Council President: Irene 'Could Have Been a Lot Worse'

Hellertown Borough Council President and Dewey Fire Company volunteer Phil Weber said Hurricane Irene packed a powerful punch, but the damage inflicted could have been much more severe.

Although a particularly vulnerable block of downtown Hellertown's business district was figuratively smacked by Hurricane Irene, the damage inflicted by the storm "could have been a lot worse," Borough Council President Philip Weber said Sunday afternoon.

Weber, who was assisting other Dewey Fire Company volunteers with clean-up efforts in the 600 block of Main Street, pointed to businesses in that block that were briefly inundated when the Silver Creek--which passes underneath Main Street on its way to the Saucon Creek--turned into a raging torrent overnight.

Among the businesses affected by flood waters were Saucon Valley Dance Conservatory, Revere Flooring, Klassic Gold, and the newly-opened Erica's Cafe at 637 Main Street.

The building that houses Erica's Cafe was also seriously damaged when flood waters inundated that block of Main in September 2004.

One business owner's macadam parking lot was completely washed away in the flash flood, and along Water Street other businesses also took on water.

By early afternoon Sunday, however, Main Street had reopened and traffic was once again flowing freely along the north-south corridor--which Weber said was in marked contrast to seven years ago, when the remnants of Hurricane Ivan wreaked havoc in the Saucon Valley.

After Ivan dumped upwards of eight inches of rain in one night, Main Street was closed for a full day and the 600 block was covered in mud, Weber said.

Weber credited the Hellertown Public Works Department--under the direction of Tom Henshaw--with preparing for the storm before its full fury was unleashed.

He also acknowledged Borough Manager Cathy Kichline for having had the foresight to move records and other items stored in the basement of Borough Hall upstairs, before the storm arrived.

In fact, the basement of Borough Hall did become water-logged and a sump pump had to be used to drain it.

In anticipation of what turned out to be an eventful and memorable evening, Weber said Dewey volunteers gathered for a game of Monopoly at the fire house Saturday evening, before calls started rolling in as the storm intensified.

By early Sunday afternoon, he estimated that the company had responded to "at least 40 calls" that included several rescues--including one at the Front Street Apartments--and reports of gas leaks.

Weber said the Dewey Fire Company volunteers deserve much credit for their tireless efforts to keep up with the calls that came quickly throughout the night, as high winds and torrential rain buffeted the area and many basements began to flood.

No injuries in Hellertown were reported as a result of the storm, Weber said. 

Tracked down at home, Hellertown Mayor Richard Fluck agreed that the affects of the hurricane could have been more catastrophic for Hellertown, but said he was concerned about the number of trees that had fallen. With high winds continuing to blow, the potential for ongoing damage from falling tree limbs remained high.

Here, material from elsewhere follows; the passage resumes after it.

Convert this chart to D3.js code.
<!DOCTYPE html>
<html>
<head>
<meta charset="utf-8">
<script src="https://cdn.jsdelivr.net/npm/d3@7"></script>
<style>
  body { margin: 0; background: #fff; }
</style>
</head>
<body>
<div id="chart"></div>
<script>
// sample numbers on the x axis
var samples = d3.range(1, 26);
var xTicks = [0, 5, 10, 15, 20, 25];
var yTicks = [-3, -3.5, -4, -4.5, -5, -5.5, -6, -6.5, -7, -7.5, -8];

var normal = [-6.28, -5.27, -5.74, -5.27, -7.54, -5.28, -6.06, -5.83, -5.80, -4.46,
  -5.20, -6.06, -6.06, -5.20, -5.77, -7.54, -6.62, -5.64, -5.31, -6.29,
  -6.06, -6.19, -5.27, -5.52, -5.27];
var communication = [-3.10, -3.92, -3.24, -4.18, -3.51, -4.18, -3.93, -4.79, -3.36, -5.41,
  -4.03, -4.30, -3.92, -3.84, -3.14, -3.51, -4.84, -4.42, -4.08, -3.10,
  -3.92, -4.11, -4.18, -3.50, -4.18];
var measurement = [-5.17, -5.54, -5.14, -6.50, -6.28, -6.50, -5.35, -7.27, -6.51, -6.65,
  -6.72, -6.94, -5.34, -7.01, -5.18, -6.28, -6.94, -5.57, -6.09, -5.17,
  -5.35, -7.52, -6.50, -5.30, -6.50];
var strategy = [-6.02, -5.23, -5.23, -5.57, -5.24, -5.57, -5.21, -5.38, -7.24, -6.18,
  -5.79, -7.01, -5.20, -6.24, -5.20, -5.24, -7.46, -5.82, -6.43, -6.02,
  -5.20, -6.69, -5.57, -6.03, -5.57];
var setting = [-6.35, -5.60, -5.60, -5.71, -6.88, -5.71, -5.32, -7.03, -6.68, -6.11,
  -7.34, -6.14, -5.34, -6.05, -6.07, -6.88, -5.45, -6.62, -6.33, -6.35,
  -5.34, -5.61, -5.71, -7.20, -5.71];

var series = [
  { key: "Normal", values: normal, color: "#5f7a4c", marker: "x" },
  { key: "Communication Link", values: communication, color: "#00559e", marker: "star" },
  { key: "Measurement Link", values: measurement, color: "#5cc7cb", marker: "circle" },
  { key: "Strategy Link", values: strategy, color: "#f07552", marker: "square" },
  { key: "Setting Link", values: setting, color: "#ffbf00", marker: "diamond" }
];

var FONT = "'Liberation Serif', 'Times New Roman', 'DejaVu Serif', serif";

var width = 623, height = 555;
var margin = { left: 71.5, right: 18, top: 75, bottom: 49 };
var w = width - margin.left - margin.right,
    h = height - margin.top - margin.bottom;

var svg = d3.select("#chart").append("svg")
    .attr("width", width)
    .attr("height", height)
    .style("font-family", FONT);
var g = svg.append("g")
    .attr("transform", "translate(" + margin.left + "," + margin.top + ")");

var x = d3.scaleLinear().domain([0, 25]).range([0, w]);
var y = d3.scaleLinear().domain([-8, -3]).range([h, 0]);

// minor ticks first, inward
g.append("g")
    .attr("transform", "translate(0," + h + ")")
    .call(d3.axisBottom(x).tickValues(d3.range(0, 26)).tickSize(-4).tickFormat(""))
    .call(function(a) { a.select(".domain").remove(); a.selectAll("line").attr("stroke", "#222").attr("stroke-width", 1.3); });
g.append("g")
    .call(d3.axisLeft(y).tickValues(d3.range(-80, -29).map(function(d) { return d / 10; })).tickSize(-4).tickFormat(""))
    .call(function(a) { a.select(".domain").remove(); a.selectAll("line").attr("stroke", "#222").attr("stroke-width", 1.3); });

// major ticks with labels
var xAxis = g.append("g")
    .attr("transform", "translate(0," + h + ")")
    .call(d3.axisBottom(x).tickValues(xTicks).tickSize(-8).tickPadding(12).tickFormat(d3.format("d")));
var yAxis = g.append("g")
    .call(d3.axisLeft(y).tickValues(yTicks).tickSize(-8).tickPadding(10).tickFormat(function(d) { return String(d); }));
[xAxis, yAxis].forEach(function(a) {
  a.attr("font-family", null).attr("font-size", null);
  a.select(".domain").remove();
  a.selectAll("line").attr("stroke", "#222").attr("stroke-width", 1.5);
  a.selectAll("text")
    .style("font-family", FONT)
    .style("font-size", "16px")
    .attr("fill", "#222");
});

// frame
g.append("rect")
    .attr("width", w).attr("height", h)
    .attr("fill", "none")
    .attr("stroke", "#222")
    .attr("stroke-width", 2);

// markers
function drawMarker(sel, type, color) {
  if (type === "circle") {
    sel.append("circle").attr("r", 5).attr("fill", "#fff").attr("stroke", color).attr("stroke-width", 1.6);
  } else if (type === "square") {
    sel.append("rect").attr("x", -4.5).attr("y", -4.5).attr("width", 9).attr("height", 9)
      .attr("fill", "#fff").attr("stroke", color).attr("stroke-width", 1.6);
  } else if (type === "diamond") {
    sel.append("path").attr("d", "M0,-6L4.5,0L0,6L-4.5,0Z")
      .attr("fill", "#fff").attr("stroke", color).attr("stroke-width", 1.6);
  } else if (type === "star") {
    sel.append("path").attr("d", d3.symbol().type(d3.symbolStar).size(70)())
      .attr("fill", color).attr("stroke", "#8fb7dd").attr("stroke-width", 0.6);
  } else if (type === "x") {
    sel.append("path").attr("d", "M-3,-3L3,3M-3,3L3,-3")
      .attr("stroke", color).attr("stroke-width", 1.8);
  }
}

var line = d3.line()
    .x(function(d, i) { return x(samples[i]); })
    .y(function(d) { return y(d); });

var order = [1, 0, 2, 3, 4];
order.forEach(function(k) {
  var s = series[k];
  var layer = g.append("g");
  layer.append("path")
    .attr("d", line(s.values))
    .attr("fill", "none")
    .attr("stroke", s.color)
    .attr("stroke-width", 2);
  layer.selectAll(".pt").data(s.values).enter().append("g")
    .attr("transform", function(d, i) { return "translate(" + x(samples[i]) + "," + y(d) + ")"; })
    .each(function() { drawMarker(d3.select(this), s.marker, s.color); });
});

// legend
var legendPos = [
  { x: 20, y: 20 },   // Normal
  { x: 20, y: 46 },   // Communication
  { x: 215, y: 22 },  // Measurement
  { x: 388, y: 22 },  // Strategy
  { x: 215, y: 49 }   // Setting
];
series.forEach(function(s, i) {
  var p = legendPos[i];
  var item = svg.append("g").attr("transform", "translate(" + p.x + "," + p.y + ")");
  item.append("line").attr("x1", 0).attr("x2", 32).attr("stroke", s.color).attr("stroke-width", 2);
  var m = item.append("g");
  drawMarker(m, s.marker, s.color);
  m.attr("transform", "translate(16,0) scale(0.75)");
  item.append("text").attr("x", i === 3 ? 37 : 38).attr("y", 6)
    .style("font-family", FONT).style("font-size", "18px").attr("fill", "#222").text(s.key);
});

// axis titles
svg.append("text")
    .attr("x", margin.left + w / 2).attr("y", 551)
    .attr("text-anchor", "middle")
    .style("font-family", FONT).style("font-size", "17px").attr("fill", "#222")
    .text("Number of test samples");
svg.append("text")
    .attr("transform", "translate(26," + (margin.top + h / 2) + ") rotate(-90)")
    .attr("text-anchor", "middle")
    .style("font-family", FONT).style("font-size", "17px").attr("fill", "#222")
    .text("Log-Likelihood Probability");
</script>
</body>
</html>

The most serious tree-related damage appeared to have occurred on Cedar Road in the Mountainview section, where a massive tree was uprooted and fell directly onto a single-family home.

Power outages throughout Hellertown were periodic throughout the day Sunday, with the north end of town losing power early but seeing it restored by around lunchtime. Many homes in the Mountainview section also lost power, as did some businesses at the south end of town, including the Hellertown Diner and the Shoppes at Hellertown along Main Street. 

A transformer blew near Lost River Caverns, leading to the closure of Durham Street in between Constitution Avenue and Reservoir Road.